Hal yang sama terjadi di Poso Sulawesi Tengah, konflik yang terjadi disana, diindikasikan kuat tidak lepas dari kepentingan ekspansi modal, Dimana Sejak pertengahan 1990-an, PT Inco, anak perusahaan Inco Ltd asal Kanada, sudah bernafsu mengeksploitasi biji nikel laterit di Bungku, wilayah Poso yang telah dimekarkan menjadi Kabupaten Morowali sejak 2000. Tahun 1998, menjelang pecah kekerasan Poso, PT Mandar Uli Mineral, anak perusahaan Rio Tinto, korporasi transnasional Anglo-Australia, juga mengantongi kontrak karya untuk menambang emas di atas wilayah sekitar 550.000 hektar, di mana sebagian besar arealnya termasuk wilayah Kabupaten Poso. Masih banyak lagi modal yang masuk dan mendompleng dengan konflik berdarahnya, dan akhirnya berbagai kasus perampasan tanah terhadap petani beralih isunya menjadi konflik antar etnis dan agama.
Aparat militer juga bermain dengan bisnis pembacking-an kegiatan tambang illegal misalnya sebuah perusahaan tambang batubara di Kalimantan Selatan yang melibatkan sebuah koperasi militer untuk menyediakan keamanan guna memperlancar kegiatannya dengan para penambang illegal di area konsesi tersebut.

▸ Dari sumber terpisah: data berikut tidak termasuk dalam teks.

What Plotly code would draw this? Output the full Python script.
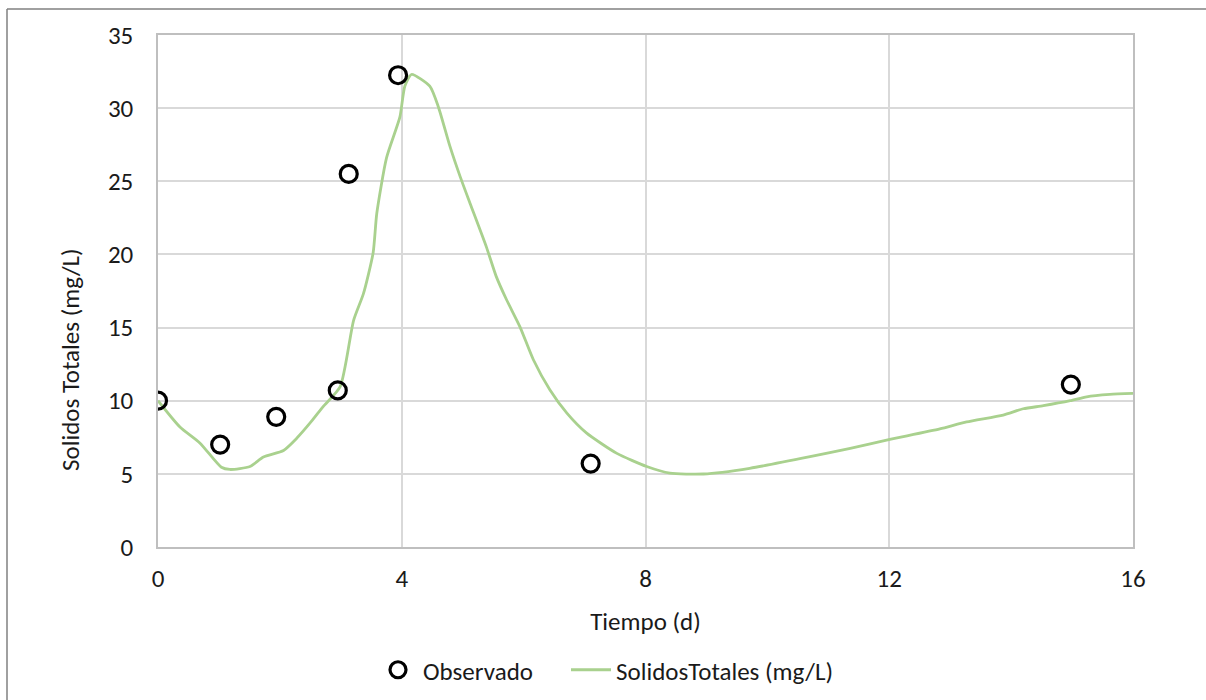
import plotly.graph_objects as go

# Observed data
obs_t = [0.0, 1.02, 1.94, 2.95, 3.13, 3.94, 7.10, 14.98]
obs_y = [10.0, 7.0, 8.9, 10.7, 25.5, 32.25, 5.7, 11.1]

# Simulated curve
sim_t = [0, 0.36, 0.69, 1.04, 1.18, 1.51, 1.73, 2.06, 2.28, 2.52, 2.71, 2.99,
         3.21, 3.37, 3.53, 3.59, 3.75, 3.97, 4.05, 4.16, 4.46, 4.6, 4.79, 4.96,
         5.12, 5.39, 5.55, 5.72, 5.94, 6.16, 6.43, 6.71, 7.03, 7.53, 8.02, 8.4,
         8.95, 9.71, 10.7, 11.36, 12.01, 12.83, 13.27, 13.87, 14.2, 14.53, 14.97,
         15.24, 15.62, 16.0]
sim_y = [10.0, 8.2, 7.1, 5.45, 5.3, 5.5, 6.15, 6.6, 7.45, 8.6, 9.6, 10.96,
         15.5, 17.3, 20.1, 22.8, 26.6, 29.4, 31.5, 32.3, 31.5, 30.1, 27.4, 25.3,
         23.5, 20.5, 18.5, 16.9, 15.05, 12.8, 10.75, 9.15, 7.8, 6.4, 5.5, 5.05,
         4.99, 5.38, 6.17, 6.75, 7.35, 8.07, 8.55, 9.02, 9.45, 9.66, 10.0,
         10.27, 10.43, 10.5]

x_ticks = [0, 4, 8, 12, 16]
y_ticks = [0, 5, 10, 15, 20, 25, 30, 35]

FONT = "Carlito, Calibri, Lato, sans-serif"
FS = 25
FC = "#1a1a1a"

fig = go.Figure()
fig.add_trace(go.Scatter(
    x=sim_t, y=sim_y, mode="lines", name="SolidosTotales (mg/L)",
    line=dict(color="#A9D18E", width=2.8, shape="spline", smoothing=0.6),
    legend="legend2",
))
fig.add_trace(go.Scatter(
    x=obs_t, y=obs_y, mode="markers", name="Observado",
    marker=dict(symbol="circle-open", size=17, color="black",
                line=dict(color="black", width=3.2)),
    legend="legend",
))

L, R, T, B = 158, 73, 35, 153
W, H = 1206, 700
pw, ph = W - L - R, H - T - B

def px_x(p):
    return (p - L) / pw

def px_y(p):
    return (H - B - p) / ph

leg_common = dict(orientation="h", xanchor="left", y=px_y(670),
                  yanchor="middle", bgcolor="rgba(0,0,0,0)",
                  font=dict(family=FONT, size=FS, color=FC), itemwidth=40)

fig.update_layout(
    width=W, height=H,
    margin=dict(l=L, r=R, t=T, b=B, autoexpand=False),
    paper_bgcolor="white", plot_bgcolor="white",
    font=dict(family=FONT, size=FS, color=FC),
    showlegend=True,
    legend=dict(x=px_x(373), **leg_common),
    legend2=dict(x=px_x(566), **leg_common),
    xaxis=dict(range=[0, 16], tickvals=x_ticks, showgrid=True,
               gridcolor="#D9D9D9", gridwidth=1.5, zeroline=False,
               showline=True, linecolor="#BFBFBF", linewidth=1.5, mirror=True,
               ticks="", ticklabelstandoff=8, automargin=False,
               tickfont=dict(family=FONT, size=FS, color=FC),
               title=dict(text="Tiempo (d)", standoff=20,
                          font=dict(family=FONT, size=FS, color=FC))),
    yaxis=dict(range=[0, 35], tickvals=y_ticks, showgrid=True,
               gridcolor="#D9D9D9", gridwidth=1.5, zeroline=False,
               showline=True, linecolor="#BFBFBF", linewidth=1.5, mirror=True,
               ticks="", ticklabelstandoff=18, automargin=False,
               tickfont=dict(family=FONT, size=FS, color=FC)),
    annotations=[dict(text="Solidos Totales (mg/L)", textangle=-90,
                      xref="paper", yref="paper", x=px_x(70), y=px_y(360),
                      showarrow=False, xanchor="center", yanchor="middle",
                      font=dict(family=FONT, size=FS, color=FC))],
    shapes=[
        dict(type="line", xref="paper", yref="paper",
             x0=px_x(7), y0=px_y(9), x1=px_x(1206), y1=px_y(9),
             line=dict(color="#808080", width=1.5)),
        dict(type="line", xref="paper", yref="paper",
             x0=px_x(7), y0=px_y(9), x1=px_x(7), y1=px_y(700),
             line=dict(color="#808080", width=1.5)),
    ],
)

fig.write_html("out.html")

Misalnya kegiatan pengamanan para penambang illegal di Pongkor Jawa Barat. TNI diduga menjadi backing para penambang liar.
Bisnis militer di wilayah operasi pertambangan Trans-Nasional khususnya tambang emas, minyak, gas dan nikel yang mendapatkan Kontrak Karya dari pemerintah Indonesia untuk membangun imperiumnya sendiri dan seperti ada negara didalam negara, seperti mendapatkan keistimewaan lebih melalui private business yang dijalankan oleh militer. Industry tambang Berbeda dengan tambang batubara dan perkebunan yang kebanyakan dijaga oleh aparat kepolisian, yang tidak “serapih” bisnis militer.
Asset “Warisan” Penjajah
Selain terkait dengan bisnis militer, konflik antara masyarakat dengan aparat keamanan khususnya dengan TNI juga terkait dengan asset warisan penjajah (baik Belanda maupun Jepang) yang dianggap semua tanah yang dulunya dikuasai oleh tentara Belanda dan Jepang secara langsung menjadi milik negara (TNI). Inila yang kemudian banyak menimbulkan konflik antara masyarakat dengan TNI, karena kebanyakan tanah yang diklaim milik mereka, dulunya merupakan tanah rakyat yang direbut paksa oleh penjajah.
Kasus yang bisa merepresentasikan modus ini antara lain konflik TNI AL dengan masyarakat Alas Tlogo telah ada sejak tahun 1965. Lahan yang ditempati oleh masyarakat untuk tinggal dan berkebun diklaim sebagai asset TNI AL. demi mengusir masyarakat dari tanahnya, TNI melakukan berbagai upaya intimidasi dan puncaknya pada tahun 2007, terjadi penembakan yang menwaskan 5 orang meninggal dunia dan 6 orang mengalami luka-luka. Dalam hasil investigasi yang dilakukan oleh KontraS bahwa ditemukan fakta bahwa motif pengosongan lahan bukan hanya sekedar untuk lahan pelatihan tempur semata, tetapi ditemukan adanya penyewaan lahan kepada PT. Rajawali plus pengamanan terhadap penyewa.
Selain kasus Alas Tlogo di Jawa Timur, Hal yang sama terjadi untuk kasus Rumpin antara masyarakat rumpin dengan TNI AU Atang Sandjaya, selain klaim kepemlikan lahan yang diwariskan oleh “penjajah”, ditemukan ada indikasi bisnis tambang pasir diatas lahan tersebut.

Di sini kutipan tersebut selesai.